** WHAT YOU WILL DO **
Copy the records below exactly, starting at the line that contains "Clone this chart in Apache ECharts." and ending at the line that contains "var myChart = echarts.init(document.getElementById('main'));"; leave out any pictures.

==== INPUT DATA ====

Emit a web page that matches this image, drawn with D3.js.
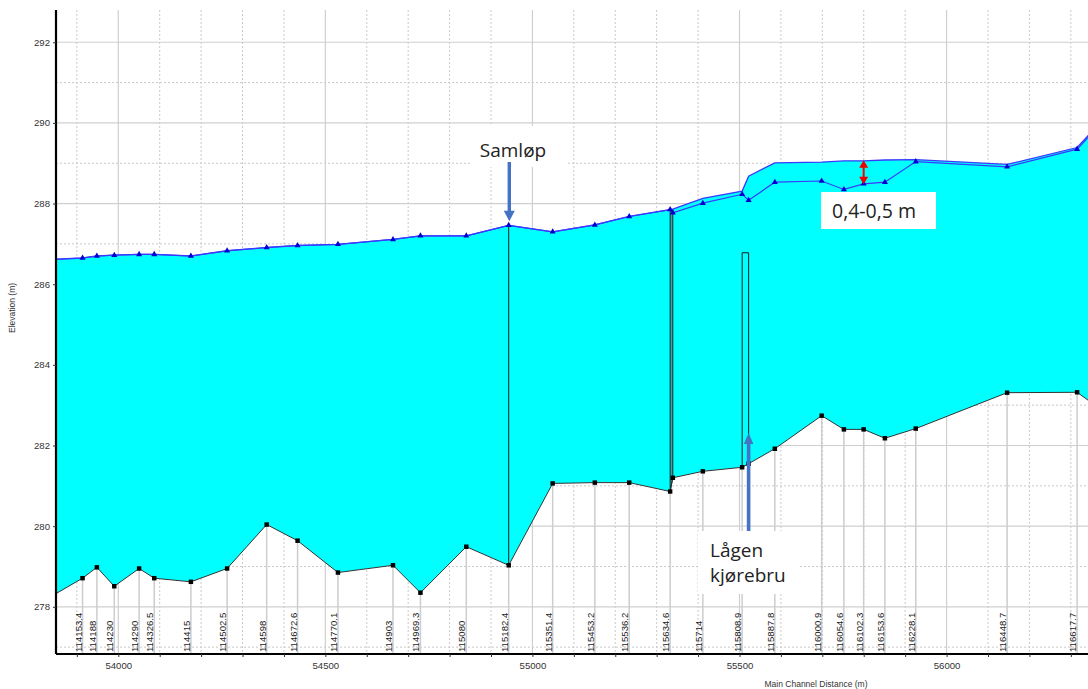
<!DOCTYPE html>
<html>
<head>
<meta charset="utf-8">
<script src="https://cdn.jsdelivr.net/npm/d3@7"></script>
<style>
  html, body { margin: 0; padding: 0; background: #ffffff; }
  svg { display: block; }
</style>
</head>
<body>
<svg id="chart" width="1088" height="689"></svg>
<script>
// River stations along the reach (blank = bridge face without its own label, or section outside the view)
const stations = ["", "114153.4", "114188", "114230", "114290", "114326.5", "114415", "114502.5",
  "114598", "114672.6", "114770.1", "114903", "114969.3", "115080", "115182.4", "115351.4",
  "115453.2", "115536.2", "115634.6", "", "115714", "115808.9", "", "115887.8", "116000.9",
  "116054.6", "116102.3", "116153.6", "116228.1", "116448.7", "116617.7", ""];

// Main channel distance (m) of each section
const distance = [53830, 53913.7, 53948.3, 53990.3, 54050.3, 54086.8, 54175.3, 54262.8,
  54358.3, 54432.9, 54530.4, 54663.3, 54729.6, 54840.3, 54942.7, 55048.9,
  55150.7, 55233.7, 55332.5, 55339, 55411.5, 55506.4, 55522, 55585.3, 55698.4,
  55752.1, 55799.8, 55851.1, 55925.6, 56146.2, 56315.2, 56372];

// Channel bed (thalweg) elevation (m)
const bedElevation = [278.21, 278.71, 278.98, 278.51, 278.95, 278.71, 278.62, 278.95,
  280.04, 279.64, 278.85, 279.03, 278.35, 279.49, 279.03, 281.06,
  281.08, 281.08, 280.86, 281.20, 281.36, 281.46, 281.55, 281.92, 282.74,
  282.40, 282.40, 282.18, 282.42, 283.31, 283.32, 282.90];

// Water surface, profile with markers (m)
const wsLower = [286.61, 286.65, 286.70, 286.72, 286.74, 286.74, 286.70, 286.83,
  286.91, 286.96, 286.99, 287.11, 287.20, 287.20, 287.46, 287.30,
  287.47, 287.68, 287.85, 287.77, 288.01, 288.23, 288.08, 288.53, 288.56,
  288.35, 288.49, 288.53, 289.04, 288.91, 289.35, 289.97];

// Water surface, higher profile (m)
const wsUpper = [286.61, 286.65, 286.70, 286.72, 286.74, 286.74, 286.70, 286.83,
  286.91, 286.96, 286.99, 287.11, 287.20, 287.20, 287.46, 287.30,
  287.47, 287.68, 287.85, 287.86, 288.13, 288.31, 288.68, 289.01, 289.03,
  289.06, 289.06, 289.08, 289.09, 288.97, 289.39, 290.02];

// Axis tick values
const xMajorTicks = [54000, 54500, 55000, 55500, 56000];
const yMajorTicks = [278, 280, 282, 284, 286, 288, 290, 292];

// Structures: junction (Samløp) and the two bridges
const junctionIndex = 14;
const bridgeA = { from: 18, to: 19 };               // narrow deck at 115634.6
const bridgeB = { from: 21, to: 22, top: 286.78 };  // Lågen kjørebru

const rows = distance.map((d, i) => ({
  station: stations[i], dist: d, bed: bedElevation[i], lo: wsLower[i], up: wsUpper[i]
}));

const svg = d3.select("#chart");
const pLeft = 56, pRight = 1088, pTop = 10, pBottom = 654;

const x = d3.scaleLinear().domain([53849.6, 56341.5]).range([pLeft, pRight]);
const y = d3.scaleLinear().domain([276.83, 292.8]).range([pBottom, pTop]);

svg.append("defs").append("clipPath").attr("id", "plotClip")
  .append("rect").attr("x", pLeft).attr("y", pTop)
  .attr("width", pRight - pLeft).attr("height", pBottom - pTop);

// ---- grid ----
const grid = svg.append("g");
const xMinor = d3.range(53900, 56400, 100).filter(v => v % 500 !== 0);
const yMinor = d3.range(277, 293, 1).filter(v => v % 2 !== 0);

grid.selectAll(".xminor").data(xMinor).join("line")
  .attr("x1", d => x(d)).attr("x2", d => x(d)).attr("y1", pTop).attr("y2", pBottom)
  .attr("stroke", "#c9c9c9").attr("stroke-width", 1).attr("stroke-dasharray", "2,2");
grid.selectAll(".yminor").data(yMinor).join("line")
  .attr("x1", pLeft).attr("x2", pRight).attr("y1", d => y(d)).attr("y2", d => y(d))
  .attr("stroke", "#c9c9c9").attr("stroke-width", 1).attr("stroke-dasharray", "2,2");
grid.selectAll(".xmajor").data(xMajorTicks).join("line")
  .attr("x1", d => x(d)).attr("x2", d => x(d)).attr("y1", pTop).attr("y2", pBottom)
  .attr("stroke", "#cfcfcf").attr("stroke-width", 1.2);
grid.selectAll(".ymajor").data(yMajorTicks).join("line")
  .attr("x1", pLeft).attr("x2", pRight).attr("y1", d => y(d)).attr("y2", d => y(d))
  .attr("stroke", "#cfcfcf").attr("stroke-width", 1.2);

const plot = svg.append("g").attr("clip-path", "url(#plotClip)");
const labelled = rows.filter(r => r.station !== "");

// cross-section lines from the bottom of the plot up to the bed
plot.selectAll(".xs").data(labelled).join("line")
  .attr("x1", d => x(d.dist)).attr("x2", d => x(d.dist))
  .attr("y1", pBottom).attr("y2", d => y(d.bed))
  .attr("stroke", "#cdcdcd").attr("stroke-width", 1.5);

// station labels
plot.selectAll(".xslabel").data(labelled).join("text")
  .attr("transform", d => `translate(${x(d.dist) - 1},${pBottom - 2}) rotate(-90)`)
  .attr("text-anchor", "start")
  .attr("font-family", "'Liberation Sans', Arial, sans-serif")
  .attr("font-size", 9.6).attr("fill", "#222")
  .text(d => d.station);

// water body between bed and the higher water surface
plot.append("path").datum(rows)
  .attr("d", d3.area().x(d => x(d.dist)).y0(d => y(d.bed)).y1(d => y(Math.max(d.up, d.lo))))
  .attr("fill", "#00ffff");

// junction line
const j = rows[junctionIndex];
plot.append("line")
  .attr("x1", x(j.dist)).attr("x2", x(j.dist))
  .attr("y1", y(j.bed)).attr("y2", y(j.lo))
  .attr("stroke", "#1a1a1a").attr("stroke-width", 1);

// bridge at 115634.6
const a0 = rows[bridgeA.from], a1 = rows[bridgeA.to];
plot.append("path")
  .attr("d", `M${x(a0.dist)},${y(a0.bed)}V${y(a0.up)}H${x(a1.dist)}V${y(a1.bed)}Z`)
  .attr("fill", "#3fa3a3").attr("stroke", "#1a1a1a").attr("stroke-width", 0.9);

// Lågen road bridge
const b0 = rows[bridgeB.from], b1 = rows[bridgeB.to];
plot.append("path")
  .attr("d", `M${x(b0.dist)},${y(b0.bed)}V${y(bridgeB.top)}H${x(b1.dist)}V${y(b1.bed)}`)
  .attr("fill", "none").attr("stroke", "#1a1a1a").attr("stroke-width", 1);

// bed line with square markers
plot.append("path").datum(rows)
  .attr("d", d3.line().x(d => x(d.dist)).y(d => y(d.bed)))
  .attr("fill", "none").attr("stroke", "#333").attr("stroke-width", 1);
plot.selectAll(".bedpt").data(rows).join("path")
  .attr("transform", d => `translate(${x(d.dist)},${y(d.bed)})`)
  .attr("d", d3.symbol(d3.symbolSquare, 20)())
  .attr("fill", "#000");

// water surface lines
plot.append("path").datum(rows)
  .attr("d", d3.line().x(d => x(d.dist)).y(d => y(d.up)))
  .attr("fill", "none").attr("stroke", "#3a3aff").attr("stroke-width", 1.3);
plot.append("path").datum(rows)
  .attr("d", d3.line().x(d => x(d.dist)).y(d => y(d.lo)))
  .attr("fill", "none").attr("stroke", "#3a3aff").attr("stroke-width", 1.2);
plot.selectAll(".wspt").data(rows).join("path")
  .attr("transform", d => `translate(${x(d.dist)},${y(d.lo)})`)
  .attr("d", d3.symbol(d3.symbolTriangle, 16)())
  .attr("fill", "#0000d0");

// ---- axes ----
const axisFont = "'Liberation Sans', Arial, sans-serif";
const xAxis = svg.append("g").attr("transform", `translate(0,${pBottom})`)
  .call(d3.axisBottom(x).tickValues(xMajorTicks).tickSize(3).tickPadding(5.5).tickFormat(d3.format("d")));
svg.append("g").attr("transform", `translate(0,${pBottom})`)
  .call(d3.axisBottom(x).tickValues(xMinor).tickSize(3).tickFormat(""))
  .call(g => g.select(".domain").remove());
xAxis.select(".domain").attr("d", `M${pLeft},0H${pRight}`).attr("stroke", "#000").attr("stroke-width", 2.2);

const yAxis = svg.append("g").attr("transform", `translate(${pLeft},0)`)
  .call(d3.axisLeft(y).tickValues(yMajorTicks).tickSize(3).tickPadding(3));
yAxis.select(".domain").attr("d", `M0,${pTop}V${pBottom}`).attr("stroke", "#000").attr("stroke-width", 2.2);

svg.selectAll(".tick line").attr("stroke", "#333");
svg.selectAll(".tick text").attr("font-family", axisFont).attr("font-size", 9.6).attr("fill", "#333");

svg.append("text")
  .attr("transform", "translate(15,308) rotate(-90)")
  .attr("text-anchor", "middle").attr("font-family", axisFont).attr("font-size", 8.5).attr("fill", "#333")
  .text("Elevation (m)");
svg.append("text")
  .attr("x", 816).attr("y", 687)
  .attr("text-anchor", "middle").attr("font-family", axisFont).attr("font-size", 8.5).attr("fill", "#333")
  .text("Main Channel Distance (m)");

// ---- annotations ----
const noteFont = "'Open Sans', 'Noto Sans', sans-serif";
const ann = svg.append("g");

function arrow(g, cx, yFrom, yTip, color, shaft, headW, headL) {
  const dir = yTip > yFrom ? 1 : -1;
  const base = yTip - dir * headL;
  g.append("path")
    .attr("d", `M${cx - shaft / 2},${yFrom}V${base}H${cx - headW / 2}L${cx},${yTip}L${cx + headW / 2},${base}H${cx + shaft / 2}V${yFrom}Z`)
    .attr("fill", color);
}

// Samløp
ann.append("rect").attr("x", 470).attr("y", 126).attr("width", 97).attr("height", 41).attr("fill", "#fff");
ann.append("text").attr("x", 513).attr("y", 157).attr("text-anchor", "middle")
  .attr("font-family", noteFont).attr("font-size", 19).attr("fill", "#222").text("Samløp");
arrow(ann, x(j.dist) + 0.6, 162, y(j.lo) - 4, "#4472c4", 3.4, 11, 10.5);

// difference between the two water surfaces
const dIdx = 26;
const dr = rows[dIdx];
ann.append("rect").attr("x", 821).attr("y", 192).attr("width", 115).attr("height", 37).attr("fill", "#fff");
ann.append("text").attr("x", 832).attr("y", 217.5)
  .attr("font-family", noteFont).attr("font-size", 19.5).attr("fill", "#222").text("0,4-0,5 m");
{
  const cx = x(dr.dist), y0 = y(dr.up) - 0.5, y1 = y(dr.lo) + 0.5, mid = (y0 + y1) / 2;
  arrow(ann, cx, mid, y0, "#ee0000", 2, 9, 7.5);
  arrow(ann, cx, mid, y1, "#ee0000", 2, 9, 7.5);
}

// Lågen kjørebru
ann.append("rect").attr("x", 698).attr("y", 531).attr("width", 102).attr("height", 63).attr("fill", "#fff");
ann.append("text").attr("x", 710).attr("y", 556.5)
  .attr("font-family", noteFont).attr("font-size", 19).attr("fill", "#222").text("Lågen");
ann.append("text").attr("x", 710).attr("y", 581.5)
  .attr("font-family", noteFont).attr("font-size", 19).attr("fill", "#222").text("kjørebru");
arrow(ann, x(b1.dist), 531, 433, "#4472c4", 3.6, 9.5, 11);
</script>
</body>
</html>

====
==== INPUT DATA ====

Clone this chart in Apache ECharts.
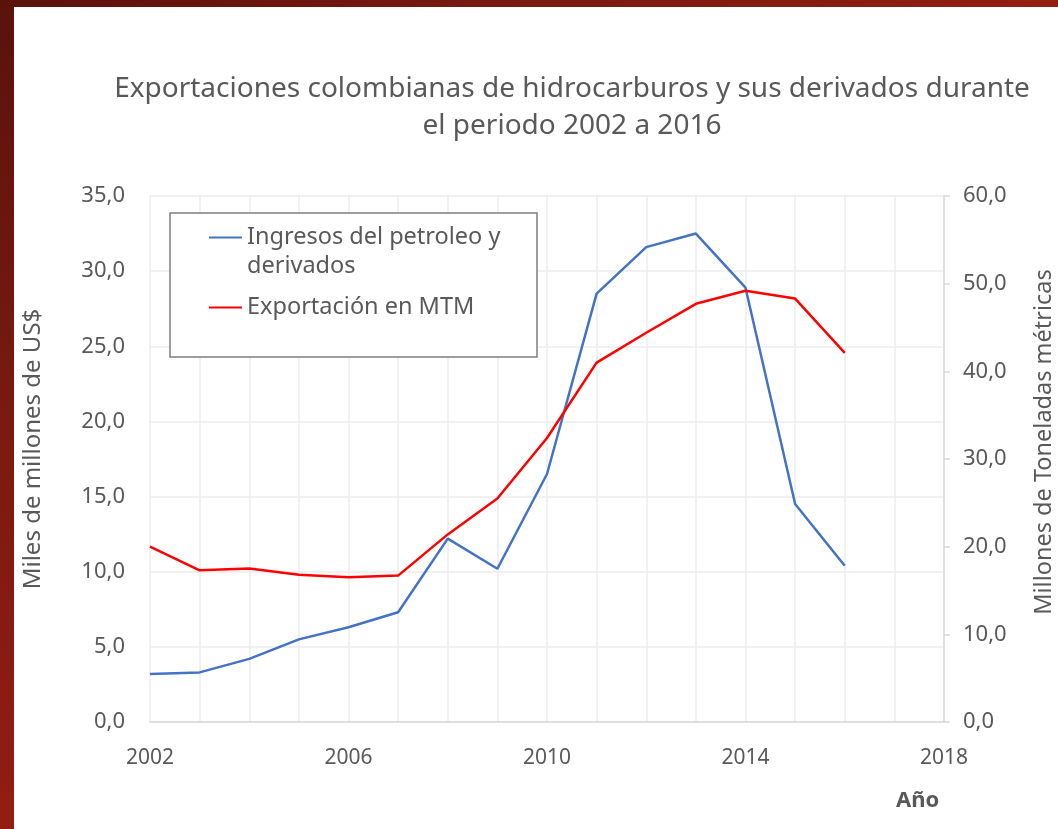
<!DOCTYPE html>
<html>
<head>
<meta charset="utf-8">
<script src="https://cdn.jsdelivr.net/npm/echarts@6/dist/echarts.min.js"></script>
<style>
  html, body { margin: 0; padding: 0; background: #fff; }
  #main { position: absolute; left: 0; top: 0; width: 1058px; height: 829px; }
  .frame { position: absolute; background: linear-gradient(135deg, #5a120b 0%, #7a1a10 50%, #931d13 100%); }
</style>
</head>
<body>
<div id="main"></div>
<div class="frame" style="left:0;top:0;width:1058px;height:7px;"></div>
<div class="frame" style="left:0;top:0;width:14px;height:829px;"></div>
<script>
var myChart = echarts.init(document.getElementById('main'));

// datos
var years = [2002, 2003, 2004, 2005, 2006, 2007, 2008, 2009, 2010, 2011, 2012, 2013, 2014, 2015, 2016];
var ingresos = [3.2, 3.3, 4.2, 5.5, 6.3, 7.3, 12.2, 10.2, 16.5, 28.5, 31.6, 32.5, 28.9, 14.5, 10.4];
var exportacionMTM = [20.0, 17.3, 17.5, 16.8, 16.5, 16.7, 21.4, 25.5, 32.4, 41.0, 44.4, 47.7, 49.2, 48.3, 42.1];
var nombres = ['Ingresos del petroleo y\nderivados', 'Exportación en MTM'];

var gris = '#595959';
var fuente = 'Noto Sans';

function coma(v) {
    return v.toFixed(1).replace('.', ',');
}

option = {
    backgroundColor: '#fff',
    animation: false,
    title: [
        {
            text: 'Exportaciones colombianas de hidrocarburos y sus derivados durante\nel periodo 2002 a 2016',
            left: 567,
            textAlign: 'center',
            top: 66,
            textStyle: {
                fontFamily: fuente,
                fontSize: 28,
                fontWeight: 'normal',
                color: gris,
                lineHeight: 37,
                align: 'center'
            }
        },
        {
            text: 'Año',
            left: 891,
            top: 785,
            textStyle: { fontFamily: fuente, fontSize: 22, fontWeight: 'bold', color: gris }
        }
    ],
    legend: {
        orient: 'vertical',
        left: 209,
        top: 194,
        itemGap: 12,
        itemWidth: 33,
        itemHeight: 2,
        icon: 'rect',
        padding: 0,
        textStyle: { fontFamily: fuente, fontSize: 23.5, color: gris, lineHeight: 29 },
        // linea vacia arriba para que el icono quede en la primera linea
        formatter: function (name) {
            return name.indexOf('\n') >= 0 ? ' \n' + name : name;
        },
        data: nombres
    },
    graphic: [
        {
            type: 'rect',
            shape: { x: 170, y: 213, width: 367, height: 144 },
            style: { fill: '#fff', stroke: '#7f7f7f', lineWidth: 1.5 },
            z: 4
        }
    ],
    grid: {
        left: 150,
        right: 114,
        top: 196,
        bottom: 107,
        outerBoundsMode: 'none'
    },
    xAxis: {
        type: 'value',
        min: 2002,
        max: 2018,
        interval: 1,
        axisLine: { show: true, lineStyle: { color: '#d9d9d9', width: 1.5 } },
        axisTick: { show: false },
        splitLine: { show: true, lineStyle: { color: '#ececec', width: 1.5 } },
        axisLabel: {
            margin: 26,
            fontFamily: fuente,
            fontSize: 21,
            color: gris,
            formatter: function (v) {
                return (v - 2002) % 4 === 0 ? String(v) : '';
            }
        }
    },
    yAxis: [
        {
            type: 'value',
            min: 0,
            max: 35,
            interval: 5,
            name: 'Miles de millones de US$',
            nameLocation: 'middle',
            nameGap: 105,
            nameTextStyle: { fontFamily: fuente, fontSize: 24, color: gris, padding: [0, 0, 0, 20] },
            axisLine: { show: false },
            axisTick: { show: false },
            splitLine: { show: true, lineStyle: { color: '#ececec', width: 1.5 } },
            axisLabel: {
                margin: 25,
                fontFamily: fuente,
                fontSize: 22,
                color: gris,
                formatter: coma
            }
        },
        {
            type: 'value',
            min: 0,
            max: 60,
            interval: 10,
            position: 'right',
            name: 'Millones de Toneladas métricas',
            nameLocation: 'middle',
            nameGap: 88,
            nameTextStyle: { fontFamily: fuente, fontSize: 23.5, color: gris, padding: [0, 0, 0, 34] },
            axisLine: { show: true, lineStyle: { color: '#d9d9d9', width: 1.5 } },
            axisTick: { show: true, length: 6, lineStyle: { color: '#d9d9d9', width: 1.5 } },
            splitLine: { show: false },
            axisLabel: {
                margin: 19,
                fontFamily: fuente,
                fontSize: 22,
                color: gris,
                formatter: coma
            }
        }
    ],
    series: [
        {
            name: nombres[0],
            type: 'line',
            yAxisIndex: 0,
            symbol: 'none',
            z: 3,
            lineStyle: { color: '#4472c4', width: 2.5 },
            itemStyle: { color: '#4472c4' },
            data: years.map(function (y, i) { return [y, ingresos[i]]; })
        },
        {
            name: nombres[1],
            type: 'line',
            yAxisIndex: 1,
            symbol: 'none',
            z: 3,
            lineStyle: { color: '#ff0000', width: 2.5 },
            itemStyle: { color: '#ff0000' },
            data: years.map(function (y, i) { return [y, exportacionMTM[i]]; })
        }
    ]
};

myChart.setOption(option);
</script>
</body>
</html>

====

** EXERCISE OUTPUT **
Clone this chart in Apache ECharts.
<!DOCTYPE html>
<html>
<head>
<meta charset="utf-8">
<script src="https://cdn.jsdelivr.net/npm/echarts@6/dist/echarts.min.js"></script>
<style>
  html, body { margin: 0; padding: 0; background: #fff; }
  #main { position: absolute; left: 0; top: 0; width: 1058px; height: 829px; }
  .frame { position: absolute; background: linear-gradient(135deg, #5a120b 0%, #7a1a10 50%, #931d13 100%); }
</style>
</head>
<body>
<div id="main"></div>
<div class="frame" style="left:0;top:0;width:1058px;height:7px;"></div>
<div class="frame" style="left:0;top:0;width:14px;height:829px;"></div>
<script>
var myChart = echarts.init(document.getElementById('main'));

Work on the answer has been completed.